• _SUPPLIED MATERIAL_
::::::

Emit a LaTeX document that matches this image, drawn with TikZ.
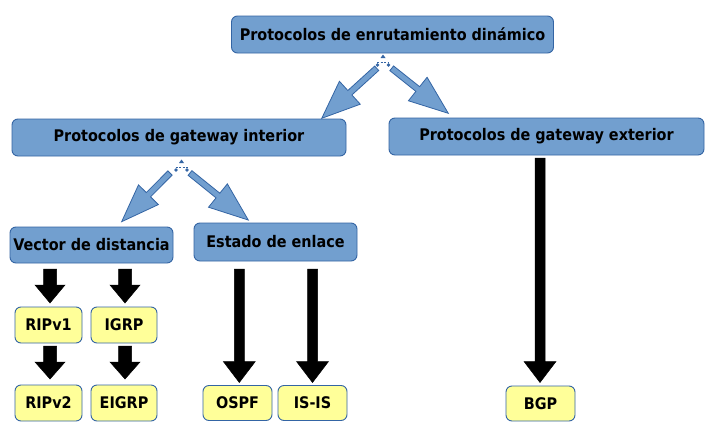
\documentclass[tikz,border=0pt]{standalone}
\usepackage{fontspec}
\setmainfont{DejaVu Sans Condensed}[BoldFont={DejaVu Sans Condensed Bold}]
\definecolor{boxblue}{HTML}{729FCF}
\definecolor{edgeblue}{HTML}{3465A4}
\definecolor{boxyellow}{HTML}{FFFF99}
\tikzset{
  bluebox/.style={draw=edgeblue, fill=boxblue, rounded corners=6pt, line width=0.9pt,
    inner sep=0pt, font=\fontsize{16}{19}\selectfont\bfseries, text=black},
  yelbox/.style={draw=edgeblue, fill=boxyellow, rounded corners=6pt, line width=0.9pt,
    inner sep=0pt, font=\fontsize{16}{19}\selectfont\bfseries, text=black, minimum height=36pt},
  bluearrow/.style={draw=edgeblue, fill=boxblue, line width=0.8pt, line join=miter},
  blackarrow/.style={fill=black, draw=black, line width=0.5pt},
  marker/.style={fill=edgeblue, draw=none}
}
% \myblackarrow{x}{ytop}{yhead}{ytip}{shafthalf}{headhalf}
\newcommand{\myblackarrow}[6]{%
  \draw[blackarrow] (#1-#5,#2) -- (#1+#5,#2) -- (#1+#5,#3) -- (#1+#6,#3) -- (#1,#4)
    -- (#1-#6,#3) -- (#1-#5,#3) -- cycle;}
% \mybluearrow{x}{y}{angle}{length}{headlen}{headhalf}{shafthalf}
\newcommand{\mybluearrow}[7]{%
  \begin{scope}[shift={(#1,#2)}, rotate=#3]
    \draw[bluearrow] (0,-#7) -- (#4-#5,-#7) -- (#4-#5,-#6) -- (#4,0) -- (#4-#5,#6)
      -- (#4-#5,#7) -- (0,#7) -- cycle;
  \end{scope}}
\newcommand{\mymarkers}[2]{%
  \fill[marker] (#1-2.5,#2-4) -- (#1+2.5,#2-4) -- (#1,#2-7.5) -- cycle;
  \draw[edgeblue, line width=1pt, dash pattern=on 2pt off 1.5pt] (#1-6,#2) -- (#1+6,#2);
  \fill[marker] (#1-5.5,#2+3) circle (1.8);
  \fill[marker] (#1+5.5,#2+3) circle (1.8);}
\begin{document}
\begin{tikzpicture}[x=1pt,y=-1pt]
\useasboundingbox (0,0) rectangle (723,434);
\fill[white] (0,0) rectangle (723,434);

\node[bluebox, minimum width=322pt, minimum height=37pt] (top) at (392.5,34.5) {Protocolos de enrutamiento dinámico};
\node[bluebox, minimum width=334pt, minimum height=37pt] (pgi) at (179,137.5) {Protocolos de gateway interior};
\node[bluebox, minimum width=315pt, minimum height=37pt] (pge) at (546.5,136.5) {Protocolos de gateway exterior};
\node[bluebox, minimum width=163pt, minimum height=36pt] (vd) at (91.5,245) {Vector de distancia};
\node[bluebox, minimum width=163pt, minimum height=38pt] (ee) at (275.5,242) {Estado de enlace};

\node[yelbox, minimum width=67pt] (rip1) at (48.5,325) {RIPv1};
\node[yelbox, minimum width=66pt] (igrp) at (124,325) {IGRP};
\node[yelbox, minimum width=67pt] (rip2) at (48.5,403) {RIPv2};
\node[yelbox, minimum width=66pt] (eigrp) at (124,403) {EIGRP};
\node[yelbox, minimum width=69pt, minimum height=35pt] (ospf) at (237.5,403) {OSPF};
\node[yelbox, minimum width=69pt, minimum height=35pt] (isis) at (312.5,403) {IS-IS};
\node[yelbox, minimum width=69pt, minimum height=35pt] (bgp) at (540.5,403.5) {BGP};

% blue diagonal arrows
\mymarkers{383}{62}
\mybluearrow{376.7}{68.3}{222.3}{74.3}{38}{15.5}{3}
\mybluearrow{391.7}{68.3}{-38.5}{72.3}{39}{15}{3}
\mymarkers{181.5}{167}
\mybluearrow{170}{173}{225.2}{68.6}{38}{14}{3}
\mybluearrow{190}{173}{-38.9}{74.9}{39}{15}{3}

% black block arrows
\myblackarrow{50}{269}{285}{303}{6.5}{15}
\myblackarrow{125}{269}{285}{303}{6.5}{15}
\myblackarrow{50}{346}{362}{379}{6.5}{15}
\myblackarrow{125}{346}{362}{379}{6.5}{15}
\myblackarrow{239.3}{269}{361.5}{382.5}{5}{16}
\myblackarrow{312.5}{269}{361.5}{382.5}{5}{16}
\myblackarrow{540}{158}{361.5}{382.5}{5}{16}
\end{tikzpicture}
\end{document}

::::::

• _EXERCISE TASK_
Return the material word for word. Pictures are not part of the copy.

• _IN RESPONSE_
Emit a LaTeX document that matches this image, drawn with TikZ.
\documentclass[tikz,border=0pt]{standalone}
\usepackage{fontspec}
\setmainfont{DejaVu Sans Condensed}[BoldFont={DejaVu Sans Condensed Bold}]
\definecolor{boxblue}{HTML}{729FCF}
\definecolor{edgeblue}{HTML}{3465A4}
\definecolor{boxyellow}{HTML}{FFFF99}
\tikzset{
  bluebox/.style={draw=edgeblue, fill=boxblue, rounded corners=6pt, line width=0.9pt,
    inner sep=0pt, font=\fontsize{16}{19}\selectfont\bfseries, text=black},
  yelbox/.style={draw=edgeblue, fill=boxyellow, rounded corners=6pt, line width=0.9pt,
    inner sep=0pt, font=\fontsize{16}{19}\selectfont\bfseries, text=black, minimum height=36pt},
  bluearrow/.style={draw=edgeblue, fill=boxblue, line width=0.8pt, line join=miter},
  blackarrow/.style={fill=black, draw=black, line width=0.5pt},
  marker/.style={fill=edgeblue, draw=none}
}
% \myblackarrow{x}{ytop}{yhead}{ytip}{shafthalf}{headhalf}
\newcommand{\myblackarrow}[6]{%
  \draw[blackarrow] (#1-#5,#2) -- (#1+#5,#2) -- (#1+#5,#3) -- (#1+#6,#3) -- (#1,#4)
    -- (#1-#6,#3) -- (#1-#5,#3) -- cycle;}
% \mybluearrow{x}{y}{angle}{length}{headlen}{headhalf}{shafthalf}
\newcommand{\mybluearrow}[7]{%
  \begin{scope}[shift={(#1,#2)}, rotate=#3]
    \draw[bluearrow] (0,-#7) -- (#4-#5,-#7) -- (#4-#5,-#6) -- (#4,0) -- (#4-#5,#6)
      -- (#4-#5,#7) -- (0,#7) -- cycle;
  \end{scope}}
\newcommand{\mymarkers}[2]{%
  \fill[marker] (#1-2.5,#2-4) -- (#1+2.5,#2-4) -- (#1,#2-7.5) -- cycle;
  \draw[edgeblue, line width=1pt, dash pattern=on 2pt off 1.5pt] (#1-6,#2) -- (#1+6,#2);
  \fill[marker] (#1-5.5,#2+3) circle (1.8);
  \fill[marker] (#1+5.5,#2+3) circle (1.8);}
\begin{document}
\begin{tikzpicture}[x=1pt,y=-1pt]
\useasboundingbox (0,0) rectangle (723,434);
\fill[white] (0,0) rectangle (723,434);

\node[bluebox, minimum width=322pt, minimum height=37pt] (top) at (392.5,34.5) {Protocolos de enrutamiento dinámico};
\node[bluebox, minimum width=334pt, minimum height=37pt] (pgi) at (179,137.5) {Protocolos de gateway interior};
\node[bluebox, minimum width=315pt, minimum height=37pt] (pge) at (546.5,136.5) {Protocolos de gateway exterior};
\node[bluebox, minimum width=163pt, minimum height=36pt] (vd) at (91.5,245) {Vector de distancia};
\node[bluebox, minimum width=163pt, minimum height=38pt] (ee) at (275.5,242) {Estado de enlace};

\node[yelbox, minimum width=67pt] (rip1) at (48.5,325) {RIPv1};
\node[yelbox, minimum width=66pt] (igrp) at (124,325) {IGRP};
\node[yelbox, minimum width=67pt] (rip2) at (48.5,403) {RIPv2};
\node[yelbox, minimum width=66pt] (eigrp) at (124,403) {EIGRP};
\node[yelbox, minimum width=69pt, minimum height=35pt] (ospf) at (237.5,403) {OSPF};
\node[yelbox, minimum width=69pt, minimum height=35pt] (isis) at (312.5,403) {IS-IS};
\node[yelbox, minimum width=69pt, minimum height=35pt] (bgp) at (540.5,403.5) {BGP};

% blue diagonal arrows
\mymarkers{383}{62}
\mybluearrow{376.7}{68.3}{222.3}{74.3}{38}{15.5}{3}
\mybluearrow{391.7}{68.3}{-38.5}{72.3}{39}{15}{3}
\mymarkers{181.5}{167}
\mybluearrow{170}{173}{225.2}{68.6}{38}{14}{3}
\mybluearrow{190}{173}{-38.9}{74.9}{39}{15}{3}

% black block arrows
\myblackarrow{50}{269}{285}{303}{6.5}{15}
\myblackarrow{125}{269}{285}{303}{6.5}{15}
\myblackarrow{50}{346}{362}{379}{6.5}{15}
\myblackarrow{125}{346}{362}{379}{6.5}{15}
\myblackarrow{239.3}{269}{361.5}{382.5}{5}{16}
\myblackarrow{312.5}{269}{361.5}{382.5}{5}{16}
\myblackarrow{540}{158}{361.5}{382.5}{5}{16}
\end{tikzpicture}
\end{document}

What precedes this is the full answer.